AFTER a gruelling four-day charity trek in the mountains of Peru an intrepid Macclesfield traveller was glad to be back home... but only so she could use a proper loo!

Liz Hadfield had trained hard for the 25 mile hike in which she climbed to over 14,000ft but said nothing had prepared her for camping without showers or toilets.

"The toilets were disgusting - they were worse than the loos at the Glastonbury music festival! They were just a hole in the ground.

"I think it would have been more hygienic to go behind some bushes," she said.

And after going four days without a shower she said she felt "a bit grotty".

"When we got back to the city after the trek we met tourists who had gone up by bus - they were looking at us as if we were aliens!"

But Liz, 32, who raised an impressive £3,000 for the Children's Hospitals Trust Appeal, said she would not have missed the experience for the world.

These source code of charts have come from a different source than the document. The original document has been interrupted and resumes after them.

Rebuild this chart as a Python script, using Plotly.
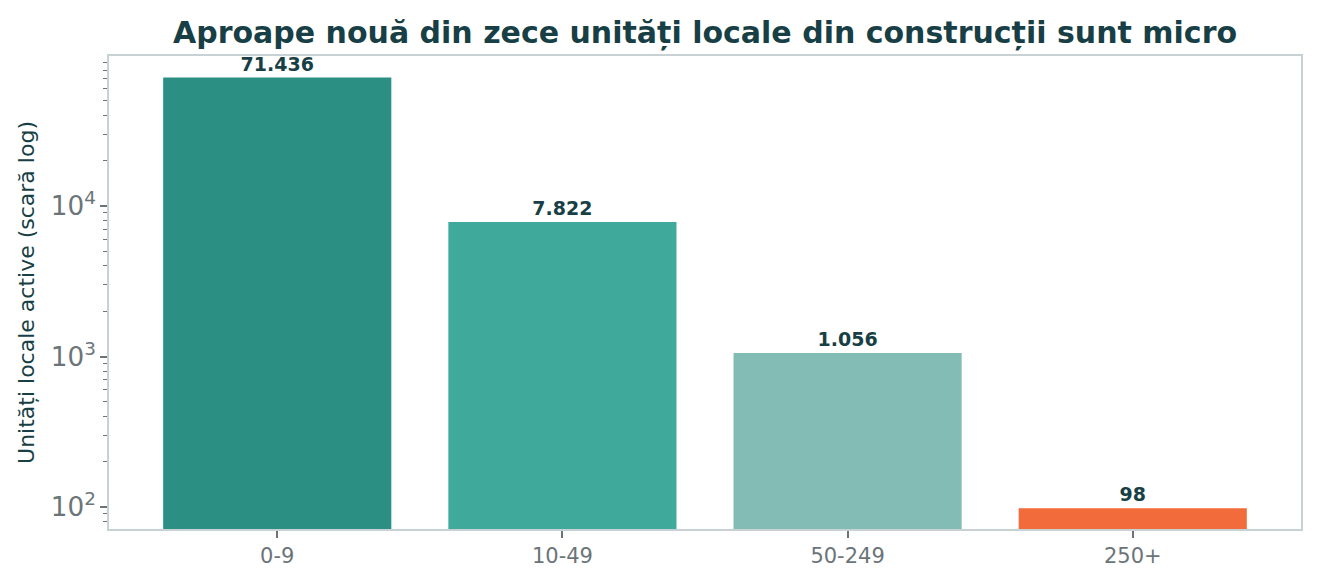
import plotly.graph_objects as go

categories = ["0-9", "10-49", "50-249", "250+"]
values = [71436, 7822, 1056, 98]
bar_colors = ["#2b8f84", "#3fa99c", "#82bcb5", "#f26b3a"]
labels = [f"{v:,}".replace(",", ".") for v in values]

title_text = "Aproape nouă din zece unități locale din construcții sunt micro"
ylabel = "Unități locale active (scară log)"

DARK = "#173f45"
GRAY = "#6b7479"
SPINE = "#c8d2d4"
FONT = "DejaVu Sans"

# page body has an 8px default margin; compensate so the figure fills 1318x588
W, H = 1310, 580

fig = go.Figure(
    go.Bar(
        x=categories,
        y=values,
        width=0.8,
        marker=dict(color=bar_colors, line=dict(width=0)),
        text=labels,
        textposition="outside",
        textfont=dict(family=FONT, size=19, color=DARK, weight="bold"),
        cliponaxis=False,
    )
)

fig.update_layout(
    width=W,
    height=H,
    margin=dict(l=101, r=17, t=48, b=59),
    paper_bgcolor="white",
    plot_bgcolor="white",
    font=dict(family=FONT, color=GRAY),
    showlegend=False,
    title=dict(
        text="<b>" + title_text + "</b>",
        x=0.5,
        xref="paper",
        xanchor="center",
        y=1 - 24 / H,
        yref="container",
        yanchor="middle",
        font=dict(family=FONT, size=30, color=DARK),
    ),
    bargap=0.2,
)

fig.update_xaxes(
    range=[-0.59, 3.59],
    showline=True,
    mirror=True,
    linecolor=SPINE,
    linewidth=1.7,
    ticks="outside",
    ticklen=7,
    tickwidth=1.7,
    tickcolor=GRAY,
    tickfont=dict(family=FONT, size=21, color=GRAY),
    showgrid=False,
    zeroline=False,
)

fig.update_yaxes(
    type="log",
    range=[1.854, 4.997],
    dtick=1,
    exponentformat="power",
    showexponent="all",
    showline=True,
    mirror=True,
    linecolor=SPINE,
    linewidth=1.7,
    ticks="outside",
    ticklen=7,
    tickwidth=1.7,
    tickcolor=GRAY,
    tickfont=dict(family=FONT, size=21, color=GRAY),
    minor=dict(ticks="outside", ticklen=4, tickwidth=1.3, tickcolor=GRAY, dtick="D1", showgrid=False),
    showgrid=False,
    zeroline=False,
    title=dict(text=ylabel, font=dict(family=FONT, size=22, color=DARK), standoff=10),
)

fig.write_html("out.html")
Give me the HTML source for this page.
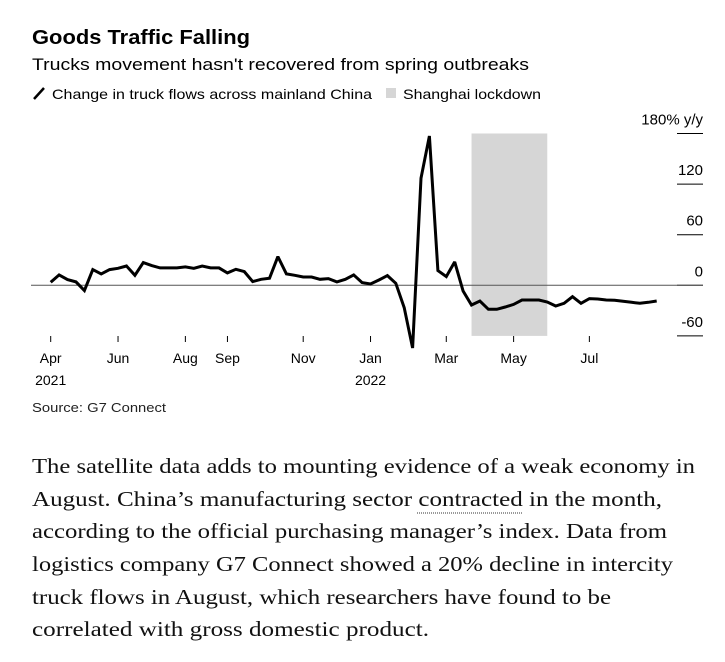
<!DOCTYPE html>
<html><head><meta charset="utf-8"><style>
html,body{margin:0;padding:0;background:#fff;}
svg{display:block;}
text{font-family:"Liberation Sans",sans-serif;}
.body{font-family:"Liberation Serif",serif;font-size:21px;fill:#111;}
</style></head><body>
<svg id="chart" width="725" height="662" viewBox="0 0 725 662">
<text x="32" y="44" font-size="20" font-weight="bold" textLength="218" lengthAdjust="spacingAndGlyphs" fill="#000">Goods Traffic Falling</text>
<text x="32" y="70" font-size="17" textLength="497" lengthAdjust="spacingAndGlyphs" fill="#000">Trucks movement hasn't recovered from spring outbreaks</text>
<g>
<line x1="34" y1="99" x2="44" y2="88" stroke="#000" stroke-width="2.5"/>
<text x="52" y="99" font-size="14" textLength="320" lengthAdjust="spacingAndGlyphs">Change in truck flows across mainland China</text>
<rect x="386" y="88" width="10" height="10" fill="#d6d6d6"/>
<text x="403" y="99" font-size="14" textLength="138" lengthAdjust="spacingAndGlyphs">Shanghai lockdown</text>
</g>
<g id="plot"></g>
<text x="32" y="412" font-size="13" textLength="134" lengthAdjust="spacingAndGlyphs" fill="#222">Source: G7 Connect</text>
<g>
<text class="body" x="32" y="473" textLength="663" lengthAdjust="spacingAndGlyphs">The satellite data adds to mounting evidence of a weak economy in</text>
<text class="body" x="32" y="506" textLength="630" lengthAdjust="spacingAndGlyphs">August. China’s manufacturing sector contracted in the month,</text>
<text class="body" x="32" y="538" textLength="635" lengthAdjust="spacingAndGlyphs">according to the official purchasing manager’s index. Data from</text>
<text class="body" x="32" y="571" textLength="641" lengthAdjust="spacingAndGlyphs">logistics company G7 Connect showed a 20% decline in intercity</text>
<text class="body" x="32" y="604" textLength="579" lengthAdjust="spacingAndGlyphs">truck flows in August, which researchers have found to be</text>
<text class="body" x="32" y="636" textLength="397" lengthAdjust="spacingAndGlyphs">correlated with gross domestic product.</text>
<line x1="417" y1="513" x2="522" y2="513" stroke="#333" stroke-width="1" stroke-dasharray="1,1"/>
</g>
</svg>
<script>
const values=[3.6,12.3,6.7,4,-6.3,18.6,13.5,18.6,20.2,22.9,11.9,26.9,23.4,20.6,20.6,20.6,21.8,20.2,22.9,20.6,20.6,14.7,19,16.2,4.4,7.1,8.3,34,13.5,11.9,9.9,9.9,7.1,7.9,4,7.1,12.3,3.2,1.6,6.3,11.5,2.4,-26.5,-74.4,
127,177,17.4,10.3,27.7,-6.7,-23.4,-18.6,-28.5,-28.5,-25.7,-22.6,-17.4,-17.4,-17.4,-19.8,-24.6,-21.4,-13.5,-21.4,-15.8,-16.2,-17.4,-17.8,-19,-20.2,-21.4,-20.2,-18.6];
const yTicks=[180,120,60,0,-60];
const yTickLabels=["180% y/y","120","60","0","-60"];
const monthLabels=["Apr","Jun","Aug","Sep","Nov","Jan","Mar","May","Jul"];
const monthIndex=[0,8,16,21,30,38,47,55,64];
const yearLabels=["2021","","","","","2022","","",""];
const lockdownStart=50, lockdownEnd=59;

const NS="http://www.w3.org/2000/svg";
const plot=document.getElementById('plot');
const x0=50.7,x1=656.7;
const xs=i=>x0+(x1-x0)*i/(values.length-1);
const ys=v=>285.3-v*(50.6/60);
function mk(tag,attrs){const e=document.createElementNS(NS,tag);for(const k in attrs)e.setAttribute(k,attrs[k]);plot.appendChild(e);return e;}

const sh=mk('rect',{x:xs(lockdownStart),y:ys(180),width:xs(lockdownEnd)-xs(lockdownStart),height:ys(-60)-ys(180),fill:'#d6d6d6'});



yTicks.forEach((t,i)=>{
  const g=mk('line',{x1:677,x2:703,y1:ys(t),y2:ys(t),stroke:'#000','stroke-width':1});
  
  
  const tx=mk('text',{x:703,y:ys(t)-9,'font-size':15,'text-anchor':'end',fill:'#000'});
  tx.textContent=yTickLabels[i];
  
  
});
const zl=mk('line',{x1:31,x2:703,y1:ys(0),y2:ys(0),stroke:'#555','stroke-width':1});



monthLabels.forEach((m,i)=>{
  const x=xs(monthIndex[i]);
  const tk=mk('line',{x1:x,x2:x,y1:336,y2:342,stroke:'#000','stroke-width':1});
  
  
  const t=mk('text',{x:x,y:363,'font-size':14,'text-anchor':'middle'});
  t.textContent=m;
  
  
  if(yearLabels[i]){
    const y=mk('text',{x:x,y:385,'font-size':14,'text-anchor':'middle'});
    y.textContent=yearLabels[i];
    
    
  }
});

const pts=values.map((v,i)=>xs(i).toFixed(1)+','+ys(v).toFixed(1)).join(' ');
const pl=mk('polyline',{points:pts,fill:'none',stroke:'#000','stroke-width':3,'stroke-linejoin':'miter','stroke-miterlimit':2});


</script>
</body></html>
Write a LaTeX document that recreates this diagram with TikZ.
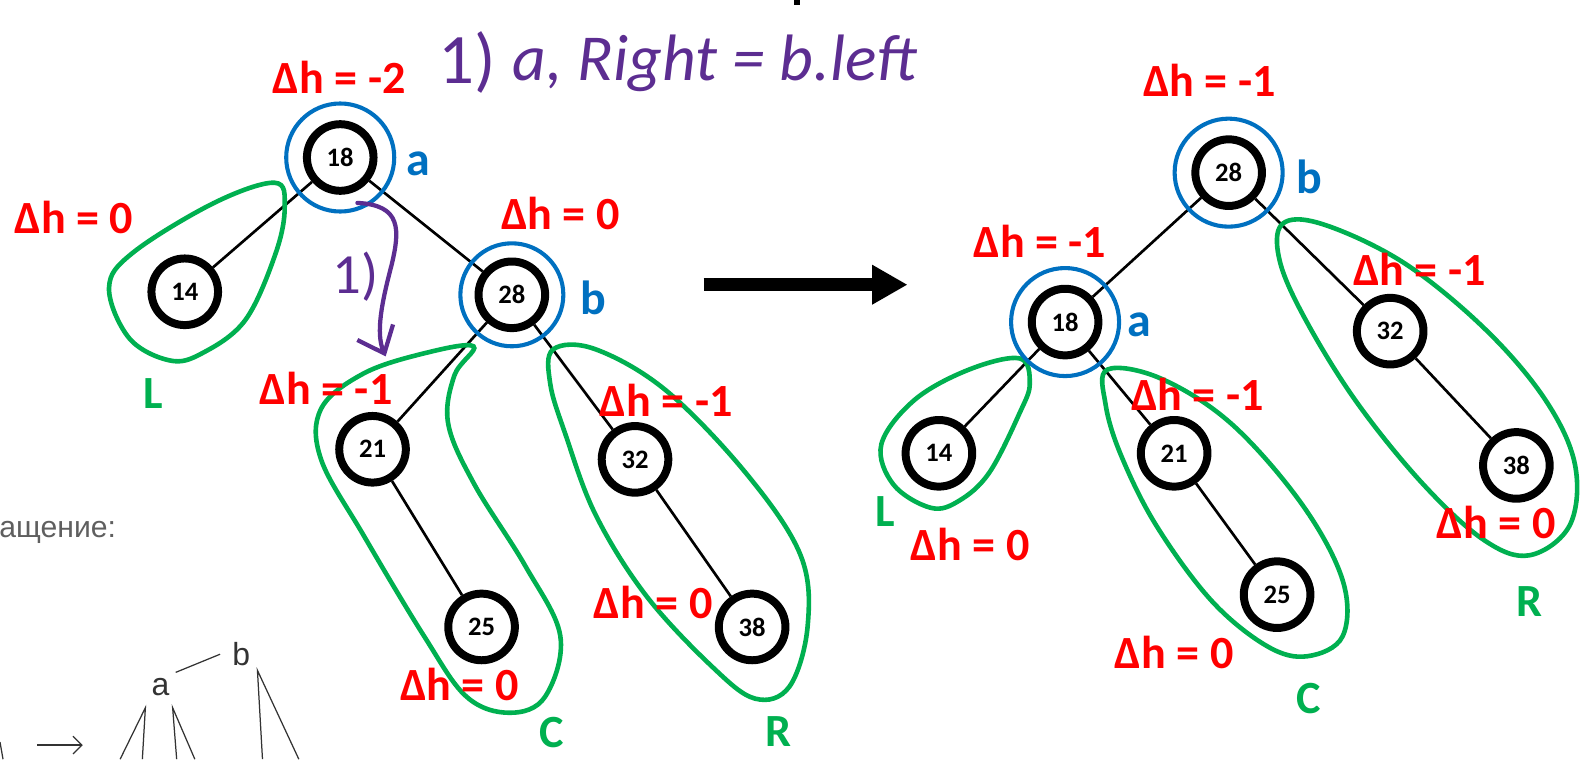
\documentclass[tikz,border=0pt]{standalone}
\usepackage{fontspec}
\setmainfont{Carlito}
\newfontfamily\arialfont{Liberation Sans}
\usetikzlibrary{arrows.meta}

\definecolor{dhred}{RGB}{255,0,0}
\definecolor{ringblue}{RGB}{0,112,192}
\definecolor{grpgreen}{RGB}{0,176,80}
\definecolor{penpurple}{RGB}{92,45,145}
\definecolor{webgray}{RGB}{95,95,95}

\tikzset{
  tnode/.style={circle, draw, fill=white, line width=4.5pt, minimum size=1.32cm,
    inner sep=0pt, font=\bfseries\fontsize{15}{15}\selectfont},
  tedge/.style={line width=1.5pt},
  dh/.style={text=dhred, inner sep=0pt, font=\bfseries\fontsize{26}{26}\selectfont},
  nm/.style={text=ringblue, inner sep=0pt, font=\bfseries\fontsize{27}{27}\selectfont},
  grp/.style={text=grpgreen, inner sep=0pt, font=\bfseries\fontsize{26}{26}\selectfont},
  ring/.style={draw=ringblue, line width=2.3pt},
  grploop/.style={draw=grpgreen, line width=2.6pt},
  pen/.style={draw=penpurple, line width=2.4pt, line cap=round, line join=round},
  pentext/.style={text=penpurple, inner sep=0pt, font=\itshape\fontsize{37}{37}\selectfont},
  sketch/.style={draw=black!80, line width=0.7pt},
}

\begin{document}
\begin{tikzpicture}[x=0.02cm, y=-0.02cm]
\useasboundingbox (0,0) rectangle (1568,752);

% bits of the page behind
\fill (786,0) rectangle (792,5);
\node[text=webgray, anchor=west, inner sep=0pt, font=\arialfont\fontsize{17}{17}\selectfont] (rot) at (-1,527) {ащение:};
\node[inner sep=0pt, font=\arialfont\fontsize{18}{18}\selectfont, text=black!80] (ska) at (159,681) {a};
\node[inner sep=0pt, font=\arialfont\fontsize{18}{18}\selectfont, text=black!80] (skb) at (239,648) {b};
\draw[sketch] (174,666) -- (218,648);
\draw[sketch] (119,752) -- (144,701) -- (141,752);
\draw[sketch] (175,752) -- (171,701) -- (193,752);
\draw[sketch] (260,752) -- (255,664) -- (296,752);
\draw[sketch] (0,735) -- (3,752);
\draw[sketch, -{Straight Barb[length=5pt, width=10pt]}] (37,738) -- (82,738);

% tree before
\node[tnode] (l18) at (337,156) {18};
\node[tnode] (l14) at (183,289) {14};
\node[tnode] (l28) at (507,292) {28};
\node[tnode] (l21) at (369,445) {21};
\node[tnode] (l25) at (477,621) {25};
\node[tnode] (l32) at (629,455) {32};
\node[tnode] (l38) at (745,621) {38};
\draw[tedge] (l18) -- (l14);
\draw[tedge] (l18) -- (l28);
\draw[tedge] (l28) -- (l21);
\draw[tedge] (l28) -- (l32);
\draw[tedge] (l21) -- (l25);
\draw[tedge] (l32) -- (l38);

% groups L, C, R
\draw[grploop] plot[smooth cycle, tension=0.6] coordinates {(272,181) (282,205) (273,251) (243,317) (200,350) (168,357) (128,335) (108,285) (132,250) (212,201)};
\draw[grploop] plot[smooth cycle, tension=0.6] coordinates {(469,343) (450,372) (444,420) (470,480) (520,560) (555,630) (540,690) (505,706) (462,690) (420,630) (360,530) (318,455) (318,405) (360,370) (420,350)};
\draw[grploop] plot[smooth cycle, tension=0.6] coordinates {(548,346) (590,346) (660,387) (740,470) (793,550) (800,620) (782,680) (748,692) (705,660) (640,590) (590,510) (560,430) (545,380)};

\draw[ring] (l18) circle[radius=53.5];
\draw[ring] (l28) circle[radius=51];

% rotation arrow
\draw[line width=7.3pt, -{Triangle[length=20pt, width=21pt]}] (697,282) coordinate (mvA) -- (899,282) coordinate (mvB);

% tree after
\node[tnode] (r28) at (1217,171) {28};
\node[tnode] (r18) at (1055,319) {18};
\node[tnode] (r14) at (930,449) {14};
\node[tnode] (r21) at (1163,449) {21};
\node[tnode] (r25) at (1265,589) {25};
\node[tnode] (r32) at (1377,328) {32};
\node[tnode] (r38) at (1502,461) {38};
\draw[tedge] (r28) -- (r18);
\draw[tedge] (r28) -- (r32);
\draw[tedge] (r18) -- (r14);
\draw[tedge] (r18) -- (r21);
\draw[tedge] (r21) -- (r25);
\draw[tedge] (r32) -- (r38);

\draw[grploop] plot[smooth cycle, tension=0.6] coordinates {(1010,355) (1020,380) (1010,409) (980,468) (950,496) (922,503) (885,480) (873,440) (906,396) (960,366)};
\draw[grploop] plot[smooth cycle, tension=0.6] coordinates {(1097,366) (1150,375) (1220,420) (1290,500) (1330,575) (1330,630) (1295,650) (1255,640) (1200,595) (1145,520) (1110,450) (1095,400)};
\draw[grploop] plot[smooth cycle, tension=0.6] coordinates {(1270,222) (1310,222) (1390,260) (1470,325) (1530,395) (1560,460) (1555,520) (1515,550) (1470,535) (1410,480) (1345,400) (1295,320) (1268,260)};

\draw[ring] (r28) circle[radius=53.5];
\draw[ring] (r18) circle[radius=53.5];

% balance labels
\node[dh] (dl18) at (336,77) {Δh = -2};
\node[dh] (dl14) at (73,215) {Δh = 0};
\node[dh] (dl28) at (555,211) {Δh = 0};
\node[dh] (dl21) at (323,385) {Δh = -1};
\node[dh] (dl32) at (660,397) {Δh = -1};
\node[dh] (dl38) at (647,597) {Δh = 0};
\node[dh] (dl25) at (455,678) {Δh = 0};
\node[dh] (dr28) at (1198,80) {Δh = -1};
\node[dh] (dr18) at (1030,239) {Δh = -1};
\node[dh] (dr32) at (1406,267) {Δh = -1};
\node[dh] (dr21) at (1186,391) {Δh = -1};
\node[dh] (dr14) at (961,539) {Δh = 0};
\node[dh] (dr38) at (1482,518) {Δh = 0};
\node[dh] (dr25) at (1163,646) {Δh = 0};

\node[nm] (al) at (414,162) {a};
\node[nm] (bl) at (588,295) {b};
\node[nm] (br) at (1297,175) {b};
\node[nm] (ar) at (1129,322) {a};

\node[grp] (gLl) at (152,390) {L};
\node[grp] (gCl) at (546,726) {C};
\node[grp] (gRl) at (771,725) {R};
\node[grp] (gLr) at (877,507) {L};
\node[grp] (gCr) at (1296,692) {C};
\node[grp] (gRr) at (1515,596) {R};

% handwritten note
\node[pentext, font=\fontsize{40}{40}\selectfont] (n1) at (463,62) {1)};
\node[pentext, anchor=base] (note) at (708,80) {a, Right = b.left};
\coordinate (pa1) at (354,201);
\coordinate (pa2) at (382,353);
\draw[pen, -{Straight Barb[length=13pt, width=22pt]}] (pa1) .. controls (398,203) and (396,228) .. (388,262) .. controls (378,300) and (372,330) .. (pa2);
\node[pentext, font=\fontsize{32}{32}\selectfont] (n2) at (352,274) {1)};
\end{tikzpicture}
\end{document}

"It was an absolutely wonderful and unforgettable experience. I feel I have achieved something really amazing," she said.

"The main reasons I did it were because it was for a good cause, and it was a personal challenge. But it was also great fun, and I met a lot of brilliant people."

The trek followed the Inca Trail from the city of Cusco to the ruins of Machu Picchu, the lost city of the Incas in the Andes Mountains.

She said: "Because we followed the trail to the city, it felt like we were the first people to discover it. It was amazing."

Liz, who works in the urology department at Macclesfield Hospital, said the sheer altitude of the trek was a hurdle in itself.

She said: "We spent the first day acclimatising ourselves to the atmosphere. If you climbed the stairs, you were out of breath, because the air is so thin.

"I was so nervous because we knew we were going to climb another 3,000 feet during the next four days."

And climb she did. Although the total distance walked was only 25 miles, Liz marched up endless stone steps and along rocky tracks to a dizzy height of 14,000ft.